*** DATA

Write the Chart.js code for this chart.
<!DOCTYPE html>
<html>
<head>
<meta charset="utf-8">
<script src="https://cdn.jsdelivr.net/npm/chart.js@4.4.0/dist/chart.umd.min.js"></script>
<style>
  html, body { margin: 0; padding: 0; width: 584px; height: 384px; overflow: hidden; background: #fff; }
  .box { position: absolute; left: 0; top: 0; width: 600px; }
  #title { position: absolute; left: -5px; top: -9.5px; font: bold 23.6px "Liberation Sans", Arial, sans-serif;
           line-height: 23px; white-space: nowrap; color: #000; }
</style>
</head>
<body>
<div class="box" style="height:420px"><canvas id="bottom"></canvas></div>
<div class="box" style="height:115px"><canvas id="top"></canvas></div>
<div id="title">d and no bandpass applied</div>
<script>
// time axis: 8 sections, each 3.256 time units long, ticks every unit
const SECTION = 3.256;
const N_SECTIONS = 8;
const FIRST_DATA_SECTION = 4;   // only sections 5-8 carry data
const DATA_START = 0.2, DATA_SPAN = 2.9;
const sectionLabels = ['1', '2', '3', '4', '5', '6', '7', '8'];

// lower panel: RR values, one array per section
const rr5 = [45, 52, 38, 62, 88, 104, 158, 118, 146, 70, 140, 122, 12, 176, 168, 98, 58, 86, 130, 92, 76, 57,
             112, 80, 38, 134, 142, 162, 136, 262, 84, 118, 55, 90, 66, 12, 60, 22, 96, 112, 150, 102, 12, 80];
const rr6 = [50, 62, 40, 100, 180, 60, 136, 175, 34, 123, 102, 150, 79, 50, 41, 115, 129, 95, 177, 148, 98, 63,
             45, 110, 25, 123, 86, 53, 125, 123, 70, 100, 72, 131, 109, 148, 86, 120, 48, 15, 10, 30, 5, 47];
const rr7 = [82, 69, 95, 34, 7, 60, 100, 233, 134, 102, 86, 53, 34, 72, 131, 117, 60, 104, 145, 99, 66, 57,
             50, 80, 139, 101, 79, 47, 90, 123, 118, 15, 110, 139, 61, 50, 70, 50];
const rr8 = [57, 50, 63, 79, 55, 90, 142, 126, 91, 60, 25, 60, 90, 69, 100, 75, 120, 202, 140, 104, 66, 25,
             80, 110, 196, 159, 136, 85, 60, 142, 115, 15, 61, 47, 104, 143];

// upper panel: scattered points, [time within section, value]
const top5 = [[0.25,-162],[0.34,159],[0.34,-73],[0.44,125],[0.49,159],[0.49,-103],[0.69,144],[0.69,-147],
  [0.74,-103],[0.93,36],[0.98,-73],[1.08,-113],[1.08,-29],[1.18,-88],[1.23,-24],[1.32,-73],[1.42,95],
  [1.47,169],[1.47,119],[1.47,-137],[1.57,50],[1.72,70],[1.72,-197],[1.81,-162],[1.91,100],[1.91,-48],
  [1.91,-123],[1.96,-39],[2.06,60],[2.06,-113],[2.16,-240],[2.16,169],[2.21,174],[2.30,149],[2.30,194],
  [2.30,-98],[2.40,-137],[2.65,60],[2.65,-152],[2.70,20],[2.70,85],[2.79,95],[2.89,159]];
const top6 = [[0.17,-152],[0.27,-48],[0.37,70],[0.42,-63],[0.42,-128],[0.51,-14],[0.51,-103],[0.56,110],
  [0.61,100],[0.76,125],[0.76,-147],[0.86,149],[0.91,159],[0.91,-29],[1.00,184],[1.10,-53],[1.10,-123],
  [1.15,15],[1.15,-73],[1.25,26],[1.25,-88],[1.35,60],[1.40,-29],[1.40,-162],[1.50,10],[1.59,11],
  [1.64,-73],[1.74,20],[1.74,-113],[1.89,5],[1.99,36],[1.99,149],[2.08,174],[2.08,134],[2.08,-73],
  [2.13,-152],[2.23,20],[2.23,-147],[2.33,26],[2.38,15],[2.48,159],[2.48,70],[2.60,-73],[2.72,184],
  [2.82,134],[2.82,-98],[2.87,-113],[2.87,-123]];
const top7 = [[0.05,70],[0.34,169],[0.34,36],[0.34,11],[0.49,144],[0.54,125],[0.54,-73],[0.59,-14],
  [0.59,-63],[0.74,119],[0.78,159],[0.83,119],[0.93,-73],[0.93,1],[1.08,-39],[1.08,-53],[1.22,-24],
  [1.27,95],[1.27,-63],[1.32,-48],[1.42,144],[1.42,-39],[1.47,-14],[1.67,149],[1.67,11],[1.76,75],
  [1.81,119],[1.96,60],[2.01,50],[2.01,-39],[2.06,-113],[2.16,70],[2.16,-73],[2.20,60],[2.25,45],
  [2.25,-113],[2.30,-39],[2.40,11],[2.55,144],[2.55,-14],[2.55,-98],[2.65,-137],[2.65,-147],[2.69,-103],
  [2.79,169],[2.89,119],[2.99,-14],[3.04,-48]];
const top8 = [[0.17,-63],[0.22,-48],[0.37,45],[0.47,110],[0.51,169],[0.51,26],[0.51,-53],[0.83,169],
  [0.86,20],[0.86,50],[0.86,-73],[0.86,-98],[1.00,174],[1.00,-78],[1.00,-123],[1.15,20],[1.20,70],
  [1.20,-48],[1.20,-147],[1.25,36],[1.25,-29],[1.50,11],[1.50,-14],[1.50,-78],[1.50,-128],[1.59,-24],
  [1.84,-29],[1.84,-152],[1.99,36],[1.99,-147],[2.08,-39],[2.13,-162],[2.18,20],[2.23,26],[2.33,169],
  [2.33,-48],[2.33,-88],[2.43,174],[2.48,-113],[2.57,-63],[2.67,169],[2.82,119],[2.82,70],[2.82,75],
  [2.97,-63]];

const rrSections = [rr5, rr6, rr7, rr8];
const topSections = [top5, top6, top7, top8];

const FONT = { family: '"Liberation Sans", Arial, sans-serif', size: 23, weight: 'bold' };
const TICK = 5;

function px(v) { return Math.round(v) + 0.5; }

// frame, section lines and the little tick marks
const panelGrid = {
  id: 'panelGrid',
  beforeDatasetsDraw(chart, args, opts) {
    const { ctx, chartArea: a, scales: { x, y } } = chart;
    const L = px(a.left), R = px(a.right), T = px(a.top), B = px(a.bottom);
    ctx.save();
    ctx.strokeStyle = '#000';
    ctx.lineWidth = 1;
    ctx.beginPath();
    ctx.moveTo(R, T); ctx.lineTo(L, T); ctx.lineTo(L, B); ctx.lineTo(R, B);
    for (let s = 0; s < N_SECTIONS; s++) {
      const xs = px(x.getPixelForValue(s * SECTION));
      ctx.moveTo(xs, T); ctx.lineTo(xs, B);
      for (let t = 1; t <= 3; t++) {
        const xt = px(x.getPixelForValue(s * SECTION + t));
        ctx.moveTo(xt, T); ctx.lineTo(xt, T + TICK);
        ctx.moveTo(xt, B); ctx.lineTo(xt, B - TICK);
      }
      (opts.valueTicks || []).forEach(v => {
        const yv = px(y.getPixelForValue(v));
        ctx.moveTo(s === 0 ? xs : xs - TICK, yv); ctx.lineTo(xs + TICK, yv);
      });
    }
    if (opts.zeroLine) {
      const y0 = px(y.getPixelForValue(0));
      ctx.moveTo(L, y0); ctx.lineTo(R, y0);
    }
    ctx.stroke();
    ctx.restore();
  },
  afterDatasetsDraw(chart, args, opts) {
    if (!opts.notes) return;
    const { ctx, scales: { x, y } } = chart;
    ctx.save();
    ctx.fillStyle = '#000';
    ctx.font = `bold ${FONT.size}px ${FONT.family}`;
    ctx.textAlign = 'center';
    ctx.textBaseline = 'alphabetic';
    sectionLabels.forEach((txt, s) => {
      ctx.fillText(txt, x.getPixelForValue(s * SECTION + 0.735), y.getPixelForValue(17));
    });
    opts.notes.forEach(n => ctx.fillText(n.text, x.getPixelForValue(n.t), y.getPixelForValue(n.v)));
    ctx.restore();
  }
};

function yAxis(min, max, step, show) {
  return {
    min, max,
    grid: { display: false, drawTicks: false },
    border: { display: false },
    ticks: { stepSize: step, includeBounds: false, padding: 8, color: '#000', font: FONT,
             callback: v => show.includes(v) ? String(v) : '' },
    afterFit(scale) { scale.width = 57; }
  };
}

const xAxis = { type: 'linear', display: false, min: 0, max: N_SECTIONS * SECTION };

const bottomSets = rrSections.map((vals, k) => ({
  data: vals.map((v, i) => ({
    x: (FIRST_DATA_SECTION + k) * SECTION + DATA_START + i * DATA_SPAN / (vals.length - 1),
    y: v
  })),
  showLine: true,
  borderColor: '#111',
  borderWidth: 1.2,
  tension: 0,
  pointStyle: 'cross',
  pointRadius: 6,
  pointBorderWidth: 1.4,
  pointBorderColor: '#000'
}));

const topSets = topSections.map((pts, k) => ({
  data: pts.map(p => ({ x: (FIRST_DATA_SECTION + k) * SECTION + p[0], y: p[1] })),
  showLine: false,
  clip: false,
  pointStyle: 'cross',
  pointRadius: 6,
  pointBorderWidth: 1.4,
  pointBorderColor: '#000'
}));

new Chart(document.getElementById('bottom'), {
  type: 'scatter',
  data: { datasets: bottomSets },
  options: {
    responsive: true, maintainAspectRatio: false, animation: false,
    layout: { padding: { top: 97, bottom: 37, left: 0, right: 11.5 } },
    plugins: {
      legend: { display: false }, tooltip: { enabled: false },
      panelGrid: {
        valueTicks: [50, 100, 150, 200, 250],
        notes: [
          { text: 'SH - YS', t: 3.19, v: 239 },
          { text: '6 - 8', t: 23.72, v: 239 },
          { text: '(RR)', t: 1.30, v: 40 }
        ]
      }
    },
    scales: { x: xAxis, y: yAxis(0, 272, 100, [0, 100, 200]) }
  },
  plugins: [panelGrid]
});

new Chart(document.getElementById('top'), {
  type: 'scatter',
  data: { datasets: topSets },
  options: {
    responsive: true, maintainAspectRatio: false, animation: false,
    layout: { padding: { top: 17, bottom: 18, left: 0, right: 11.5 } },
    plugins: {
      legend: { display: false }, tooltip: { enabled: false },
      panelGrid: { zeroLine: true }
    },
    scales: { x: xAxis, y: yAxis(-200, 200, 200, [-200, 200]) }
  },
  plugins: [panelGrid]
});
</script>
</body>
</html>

******

**THE TASK**
Repeat the material word for word from its opening line up to and including the line containing "const sectionLabels = ['1', '2', '3', '4', '5', '6', '7', '8'];".

**SOLUTION FOR THIS TASK**
Write the Chart.js code for this chart.
<!DOCTYPE html>
<html>
<head>
<meta charset="utf-8">
<script src="https://cdn.jsdelivr.net/npm/chart.js@4.4.0/dist/chart.umd.min.js"></script>
<style>
  html, body { margin: 0; padding: 0; width: 584px; height: 384px; overflow: hidden; background: #fff; }
  .box { position: absolute; left: 0; top: 0; width: 600px; }
  #title { position: absolute; left: -5px; top: -9.5px; font: bold 23.6px "Liberation Sans", Arial, sans-serif;
           line-height: 23px; white-space: nowrap; color: #000; }
</style>
</head>
<body>
<div class="box" style="height:420px"><canvas id="bottom"></canvas></div>
<div class="box" style="height:115px"><canvas id="top"></canvas></div>
<div id="title">d and no bandpass applied</div>
<script>
// time axis: 8 sections, each 3.256 time units long, ticks every unit
const SECTION = 3.256;
const N_SECTIONS = 8;
const FIRST_DATA_SECTION = 4;   // only sections 5-8 carry data
const DATA_START = 0.2, DATA_SPAN = 2.9;
const sectionLabels = ['1', '2', '3', '4', '5', '6', '7', '8'];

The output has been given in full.